Hit ‘em Where it Works
No matter what the application, as a leader, one of your best communication weapons is the ability to tell a real and vivid story to make your point. In the interview process, stories are used to discern the candidate’s best fit for the role at hand because past performance is the best predictor of future performance. However, the skill of telling an effective story will serve you well in many other leadership challenges as well (i.e., training your staff, orienting new employees, mobilizing a team and leading change). So this information – and your application of it – is valuable to you as a leader as well as an interviewee.

Now that you’re ready for the interview, here’s what you do:

Review Your Stories in Advance – No matter whether you have collected your significant stories over time or crammed by trying to remember at least 20 from your past, as recommended in the earlier blogs in this series, you must review them thoroughly in advance. The very act of writing them down is hugely beneficial, but don’t rely on that. Study your stories (i.e., situation, action, result, and what you learned) for weeks in advance of the interview. You won’t have your journal or log entries in front of you for the interview itself, but with a thorough review, they will be much more accessible to you than if you wing it.

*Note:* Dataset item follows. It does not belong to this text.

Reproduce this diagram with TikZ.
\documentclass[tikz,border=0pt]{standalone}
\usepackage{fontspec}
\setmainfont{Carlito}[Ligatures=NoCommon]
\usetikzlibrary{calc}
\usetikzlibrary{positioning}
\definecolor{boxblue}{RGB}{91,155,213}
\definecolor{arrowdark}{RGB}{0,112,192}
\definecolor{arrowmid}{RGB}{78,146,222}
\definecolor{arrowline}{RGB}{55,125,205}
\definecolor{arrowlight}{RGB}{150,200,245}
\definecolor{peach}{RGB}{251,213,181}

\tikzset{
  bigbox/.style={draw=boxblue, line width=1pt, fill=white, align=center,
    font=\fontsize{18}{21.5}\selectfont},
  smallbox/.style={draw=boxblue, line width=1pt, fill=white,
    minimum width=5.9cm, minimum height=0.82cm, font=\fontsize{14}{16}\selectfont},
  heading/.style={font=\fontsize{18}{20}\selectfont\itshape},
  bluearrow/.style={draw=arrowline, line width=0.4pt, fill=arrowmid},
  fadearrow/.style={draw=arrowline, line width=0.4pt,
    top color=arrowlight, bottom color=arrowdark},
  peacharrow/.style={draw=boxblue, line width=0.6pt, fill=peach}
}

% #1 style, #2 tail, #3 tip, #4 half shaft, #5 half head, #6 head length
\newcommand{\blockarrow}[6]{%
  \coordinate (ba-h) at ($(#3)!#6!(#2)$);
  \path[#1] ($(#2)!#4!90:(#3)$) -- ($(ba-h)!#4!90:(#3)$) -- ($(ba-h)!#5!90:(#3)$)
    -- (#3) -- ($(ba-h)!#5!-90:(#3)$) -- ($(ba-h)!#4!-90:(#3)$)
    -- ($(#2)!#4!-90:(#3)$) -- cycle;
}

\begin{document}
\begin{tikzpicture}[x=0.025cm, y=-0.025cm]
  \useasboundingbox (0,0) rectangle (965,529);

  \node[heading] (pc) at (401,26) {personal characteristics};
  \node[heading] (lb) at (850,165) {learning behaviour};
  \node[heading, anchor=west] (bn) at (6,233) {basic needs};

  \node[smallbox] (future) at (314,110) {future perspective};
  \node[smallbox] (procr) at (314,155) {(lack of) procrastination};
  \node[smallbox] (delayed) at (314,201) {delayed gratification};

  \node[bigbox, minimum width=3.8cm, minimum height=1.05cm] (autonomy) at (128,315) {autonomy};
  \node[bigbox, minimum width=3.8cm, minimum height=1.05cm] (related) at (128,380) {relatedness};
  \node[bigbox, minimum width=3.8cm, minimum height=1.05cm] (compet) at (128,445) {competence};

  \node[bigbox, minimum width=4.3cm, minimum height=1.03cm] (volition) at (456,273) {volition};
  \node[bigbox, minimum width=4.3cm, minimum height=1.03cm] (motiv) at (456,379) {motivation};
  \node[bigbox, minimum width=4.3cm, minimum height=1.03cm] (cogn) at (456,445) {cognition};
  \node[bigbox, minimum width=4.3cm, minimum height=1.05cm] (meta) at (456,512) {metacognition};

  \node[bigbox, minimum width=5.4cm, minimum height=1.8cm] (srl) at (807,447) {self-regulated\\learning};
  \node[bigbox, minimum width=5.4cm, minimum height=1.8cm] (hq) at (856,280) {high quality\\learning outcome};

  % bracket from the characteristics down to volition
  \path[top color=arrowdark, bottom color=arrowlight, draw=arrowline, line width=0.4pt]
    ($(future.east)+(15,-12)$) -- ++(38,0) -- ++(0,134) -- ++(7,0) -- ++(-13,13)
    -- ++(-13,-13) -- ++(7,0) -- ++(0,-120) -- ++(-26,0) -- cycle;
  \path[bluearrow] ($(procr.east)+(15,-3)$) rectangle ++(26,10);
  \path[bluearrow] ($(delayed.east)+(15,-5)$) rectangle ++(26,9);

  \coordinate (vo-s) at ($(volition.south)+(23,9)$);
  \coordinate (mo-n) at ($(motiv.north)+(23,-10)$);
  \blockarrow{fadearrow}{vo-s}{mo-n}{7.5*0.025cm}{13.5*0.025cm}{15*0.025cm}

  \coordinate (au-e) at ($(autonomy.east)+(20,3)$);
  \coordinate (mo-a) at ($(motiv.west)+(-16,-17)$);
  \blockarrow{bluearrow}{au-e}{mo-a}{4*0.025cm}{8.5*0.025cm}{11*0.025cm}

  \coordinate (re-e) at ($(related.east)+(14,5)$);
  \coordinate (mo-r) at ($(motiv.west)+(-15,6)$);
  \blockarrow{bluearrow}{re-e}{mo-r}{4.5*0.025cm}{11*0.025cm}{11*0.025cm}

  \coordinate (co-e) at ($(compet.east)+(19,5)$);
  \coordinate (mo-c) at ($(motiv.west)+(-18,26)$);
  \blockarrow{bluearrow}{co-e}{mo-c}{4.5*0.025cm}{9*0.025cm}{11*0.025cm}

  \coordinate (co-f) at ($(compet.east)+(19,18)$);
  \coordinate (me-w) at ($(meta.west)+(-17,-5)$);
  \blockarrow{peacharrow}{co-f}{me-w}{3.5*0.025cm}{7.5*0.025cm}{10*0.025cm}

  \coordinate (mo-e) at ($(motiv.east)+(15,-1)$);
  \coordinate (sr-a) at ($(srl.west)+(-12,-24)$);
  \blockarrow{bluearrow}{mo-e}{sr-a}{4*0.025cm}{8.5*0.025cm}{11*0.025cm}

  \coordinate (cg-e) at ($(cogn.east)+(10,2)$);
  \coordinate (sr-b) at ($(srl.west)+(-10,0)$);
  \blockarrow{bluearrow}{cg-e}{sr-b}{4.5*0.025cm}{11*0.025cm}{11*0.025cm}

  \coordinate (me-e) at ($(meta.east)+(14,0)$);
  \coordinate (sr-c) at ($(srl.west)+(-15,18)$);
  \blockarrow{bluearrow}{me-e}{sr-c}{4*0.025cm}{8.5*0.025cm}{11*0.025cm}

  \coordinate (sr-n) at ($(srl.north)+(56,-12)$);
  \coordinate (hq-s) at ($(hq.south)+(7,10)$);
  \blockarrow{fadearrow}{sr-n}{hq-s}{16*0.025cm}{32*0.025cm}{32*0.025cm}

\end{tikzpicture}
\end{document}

Listen Carefully to the Question – In my experience as an interviewer, the first place interviews go wrong is not preparing for the behavioral interview; the second is not listening to the question. Interviewees are so pumped up, nervous or disoriented in the interview that they don’t hear what they’re being asked. For example, you might be asked, “Tell us about a time you led a team.” Rather than coughing up your best story on teams, you might ask, “What kind of team challenge would you like to hear about, because I have several examples about teamwork?” Not only will you be more helpful and accurate to the interviewers, you will impress them with the fact that you “have several stories” on the subject!

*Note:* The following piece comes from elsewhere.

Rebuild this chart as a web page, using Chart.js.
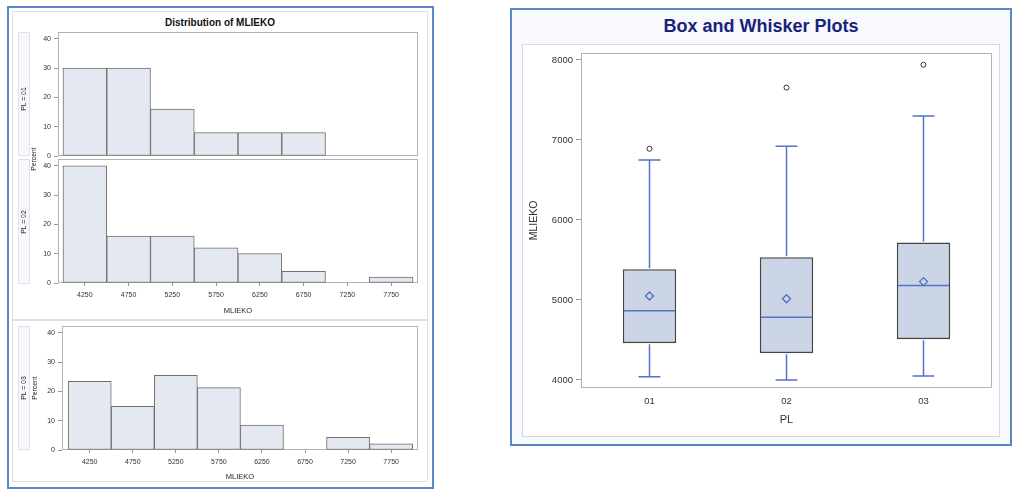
<!DOCTYPE html>
<html><head><meta charset="utf-8">
<script src="https://cdn.jsdelivr.net/npm/chart.js@4.4.1/dist/chart.umd.min.js"></script>
<style>
body{margin:0;background:#fff;width:1023px;height:498px;overflow:hidden;font-family:"Liberation Sans",Arial,sans-serif;position:relative}
.abs{position:absolute;box-sizing:border-box}
canvas{position:absolute}
.vt{position:absolute;transform:translate(-50%,-50%) rotate(-90deg);white-space:nowrap;color:#222;font-size:6.8px;line-height:8px}
</style></head><body>
<!-- left panel -->
<div class="abs" style="left:7px;top:6px;width:427px;height:483px;border:2px solid #5b87c9"></div>
<div class="abs" style="left:12px;top:11px;width:416px;height:309px;border:1px solid #dde0e5"></div>
<div class="abs" style="left:12px;top:320px;width:416px;height:162px;border:1px solid #dde0e5"></div>
<div class="abs" style="left:13px;top:16px;width:414px;text-align:center;font-weight:bold;font-size:10px;line-height:14px;color:#111">Distribution of MLIEKO</div>
<div class="abs" style="left:18px;top:32px;width:12px;height:124px;border:1px solid #dfe2e8;background:#f7f8fb"></div>
<div class="abs" style="left:18px;top:159px;width:12px;height:125px;border:1px solid #dfe2e8;background:#f7f8fb"></div>
<div class="abs" style="left:18px;top:326px;width:12px;height:124px;border:1px solid #dfe2e8;background:#f7f8fb"></div>
<!-- right panel -->
<div class="abs" style="left:510px;top:8px;width:502px;height:438px;border:2px solid #5b87c9;background:#f7f9fd"></div>
<div class="abs" style="left:522px;top:44px;width:478px;height:393px;border:1px solid #d6d9df;background:#fff"></div>
<div class="abs" style="left:511px;top:15px;width:500px;text-align:center;font-weight:bold;font-size:18px;line-height:22px;color:#17237a">Box and Whisker Plots</div>

<canvas id="h1" width="410" height="130" style="left:13px;top:28px"></canvas>
<canvas id="h2" width="410" height="162" style="left:13px;top:157px"></canvas>
<canvas id="h3" width="410" height="163" style="left:13px;top:322px"></canvas>
<canvas id="bx" width="478" height="393" style="left:522px;top:44px"></canvas>

<div class="vt" style="left:24px;top:99px">PL = 01</div>
<div class="vt" style="left:24px;top:222px">PL = 02</div>
<div class="vt" style="left:24px;top:388px">PL = 03</div>
<div class="vt" style="left:34px;top:159px">Percent</div>
<div class="vt" style="left:35px;top:388px">Percent</div>

<script>
// ---------- data ----------
const binCenters = [4250, 4750, 5250, 5750, 6250, 6750, 7250, 7750];
const pctPL01 = [30, 30, 16, 8, 8, 8, 0, 0];
const pctPL02 = [40, 16, 16, 12, 10, 4, 0, 2];
const pctPL03 = [23.4, 14.9, 25.5, 21.3, 8.5, 0, 4.3, 2.1];
const pctTicks = [0, 10, 20, 30, 40];

const groups = ['01', '02', '03'];
const whiskerLow = [4040, 4000, 4050];
const q1 = [4460, 4335, 4510];
const medians = [4865, 4785, 5180];
const q3 = [5385, 5535, 5717];
const whiskerHigh = [6750, 6920, 7300];
const means = [5050, 5015, 5230];
const outliers = [6890, 7655, 7940];
const mlTicks = [4000, 5000, 6000, 7000, 8000];

// ---------- setup ----------
Chart.defaults.font.family = '"Liberation Sans", Arial, sans-serif';
Chart.defaults.color = '#333';

function noPad(s) { s.paddingTop = 0; s.paddingBottom = 0; s.paddingLeft = 0; s.paddingRight = 0; }

const framePlugin = {
  id: 'frame',
  beforeDatasetsDraw(chart) {
    const {ctx, chartArea: a} = chart;
    ctx.save();
    ctx.strokeStyle = '#b0b3b8';
    ctx.lineWidth = 1;
    ctx.strokeRect(Math.round(a.left) + 0.5, Math.round(a.top) + 0.5,
      Math.round(a.right - a.left) - 1, Math.round(a.bottom - a.top) - 1);
    ctx.restore();
  }
};

function histChart(id, values, o) {
  return new Chart(document.getElementById(id), {
    type: 'bar',
    data: {
      datasets: [{
        data: binCenters.map((c, i) => ({x: c, y: values[i]})),
        backgroundColor: '#e4e8f1',
        borderColor: '#707070',
        borderWidth: 1,
        borderSkipped: false,
        barPercentage: 1,
        categoryPercentage: 1
      }]
    },
    options: {
      responsive: false, animation: false, events: [],
      layout: {padding: {top: o.padTop, right: 5, left: 0, bottom: 0}},
      plugins: {legend: {display: false}, tooltip: {enabled: false}},
      scales: {
        x: {
          type: 'linear', min: o.xmin, max: o.xmax, offset: false,
          afterBuildTicks: a => { a.ticks = binCenters.map(v => ({value: v})); },
          ticks: {display: o.showX, font: {size: 7}, color: '#333', padding: 5, autoSkip: false, maxRotation: 0, callback: v => String(v)},
          grid: {display: o.showX, drawTicks: o.showX, offset: false, drawOnChartArea: false, tickLength: 3, color: '#999'},
          border: {display: false},
          title: {display: o.showX, text: 'MLIEKO', font: {size: 7.5}, color: '#222', padding: {top: 2, bottom: 4}},
          afterFit: s => { s.height = o.xh; noPad(s); }
        },
        y: {
          min: 0, max: 42.3,
          afterBuildTicks: a => { a.ticks = pctTicks.map(v => ({value: v})); },
          ticks: {font: {size: 7}, color: '#333', padding: 3, callback: v => String(v)},
          grid: {drawOnChartArea: false, tickLength: 4, color: '#999'},
          border: {display: false},
          afterFit: s => { s.width = o.yw; noPad(s); }
        }
      }
    },
    plugins: [framePlugin]
  });
}

histChart('h1', pctPL01, {padTop: 4, xmin: 3943, xmax: 8057, showX: false, xh: 2, yw: 45});
histChart('h2', pctPL02, {padTop: 2, xmin: 3943, xmax: 8057, showX: true, xh: 36, yw: 45});
histChart('h3', pctPL03, {padTop: 4, xmin: 3928, xmax: 8062, showX: true, xh: 35, yw: 49});

const boxPlugin = {
  id: 'boxExtras',
  afterDatasetDraw(chart, args) {
    if (args.index !== 0) return;
    const {ctx, scales: {y}} = chart;
    const meta = chart.getDatasetMeta(0);
    ctx.save();
    ctx.strokeStyle = '#5273c6';
    ctx.lineWidth = 1.5;
    meta.data.forEach((bar, i) => {
      const x = bar.x, hw = bar.width / 2, cw = hw * 0.41;
      const yq1 = y.getPixelForValue(q1[i]), yq3 = y.getPixelForValue(q3[i]);
      const ylo = y.getPixelForValue(whiskerLow[i]), yhi = y.getPixelForValue(whiskerHigh[i]);
      const ym = y.getPixelForValue(medians[i]);
      ctx.beginPath();
      ctx.moveTo(x, yq1 + 1); ctx.lineTo(x, ylo);
      ctx.moveTo(x - cw, ylo); ctx.lineTo(x + cw, ylo);
      ctx.moveTo(x, yq3 - 1); ctx.lineTo(x, yhi);
      ctx.moveTo(x - cw, yhi); ctx.lineTo(x + cw, yhi);
      ctx.moveTo(x - hw + 1, ym); ctx.lineTo(x + hw - 1, ym);
      ctx.stroke();
    });
    ctx.restore();
  }
};

new Chart(document.getElementById('bx'), {
  type: 'bar',
  data: {
    labels: groups,
    datasets: [
      {type: 'bar', data: groups.map((g, i) => [q1[i], q3[i]]), backgroundColor: '#cbd5e5', borderColor: '#454545',
       borderWidth: 1.6, borderSkipped: false, barPercentage: 0.39, categoryPercentage: 1, order: 3},
      {type: 'line', data: means, showLine: false, pointStyle: 'rectRot', pointRadius: 4,
       pointBorderColor: '#4d6fc4', pointBackgroundColor: 'rgba(0,0,0,0)', pointBorderWidth: 1.3, order: 1},
      {type: 'line', data: outliers, showLine: false, pointStyle: 'circle', pointRadius: 2.5,
       pointBorderColor: '#333', pointBackgroundColor: 'rgba(0,0,0,0)', pointBorderWidth: 1, order: 1}
    ]
  },
  options: {
    responsive: false, animation: false, events: [],
    layout: {padding: {top: 9, right: 8, left: 0, bottom: 0}},
    plugins: {legend: {display: false}, tooltip: {enabled: false}},
    scales: {
      x: {
        offset: true,
        ticks: {font: {size: 9.5}, color: '#333', padding: 8},
        grid: {display: false, drawTicks: false},
        border: {display: false},
        title: {display: true, text: 'PL', font: {size: 11}, color: '#333', padding: {top: 4, bottom: 10}},
        afterFit: s => { s.height = 49; noPad(s); }
      },
      y: {
        min: 3900, max: 8087,
        afterBuildTicks: a => { a.ticks = mlTicks.map(v => ({value: v})); },
        ticks: {font: {size: 9.5}, color: '#333', padding: 3, callback: v => String(v)},
        grid: {drawOnChartArea: false, tickLength: 5, color: '#999'},
        border: {display: false},
        title: {display: true, text: 'MLIEKO', font: {size: 10.5}, color: '#333', padding: {top: 6, bottom: 2}},
        afterFit: s => { s.width = 59; noPad(s); }
      }
    }
  },
  plugins: [framePlugin, boxPlugin]
});
</script>
</body></html>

Choose and Use Your Best Story – As mentioned in a previous blog in this series, having done your homework, you are likely to have multiple stories to make your point (or multiple points that you can make with one story). The good news is that you have many choices, but that’s also the bad news because now you’ll have to pick one. In most cases – if you’ve done your homework – the best story to use is the one you remember the most about. This is because you will tell it more thoroughly and convincingly. In the course of events, you might remember one of your other stories that are even more on target. If that’s the case, once you’ve told all three parts of the first example given (situation, action and result) to the satisfaction of the interviewer or interview panel, you might offer the fact that you have another example, if they would like to hear it. Even if they don’t, they’ll be impressed – once again – that you had more than one story on the subject!

As one final caveat on putting your good experience to work for you in the interview process, be prepared for the fact that some interviewers will not be using the behavioral interview technique. The only reason you should be discouraged by this is that your employer or potential future employer is not using the best available technology in their hiring process. So here’s what you do. Use your stories anyway.

For example, if you are asked a non-behavioral (or “unstructured” question) like this, “What’s your management philosophy?” answer the question directly and then give them an example – one of your fabulous stories that highlights something you learned about being a good manager and have since applied. Either way, you will be well prepared to shine in any interview by preparing for it strategically, like any good manager would in any situation.

What have you learned from interviews and what tips do you have for others as they prepare for these critical conversations?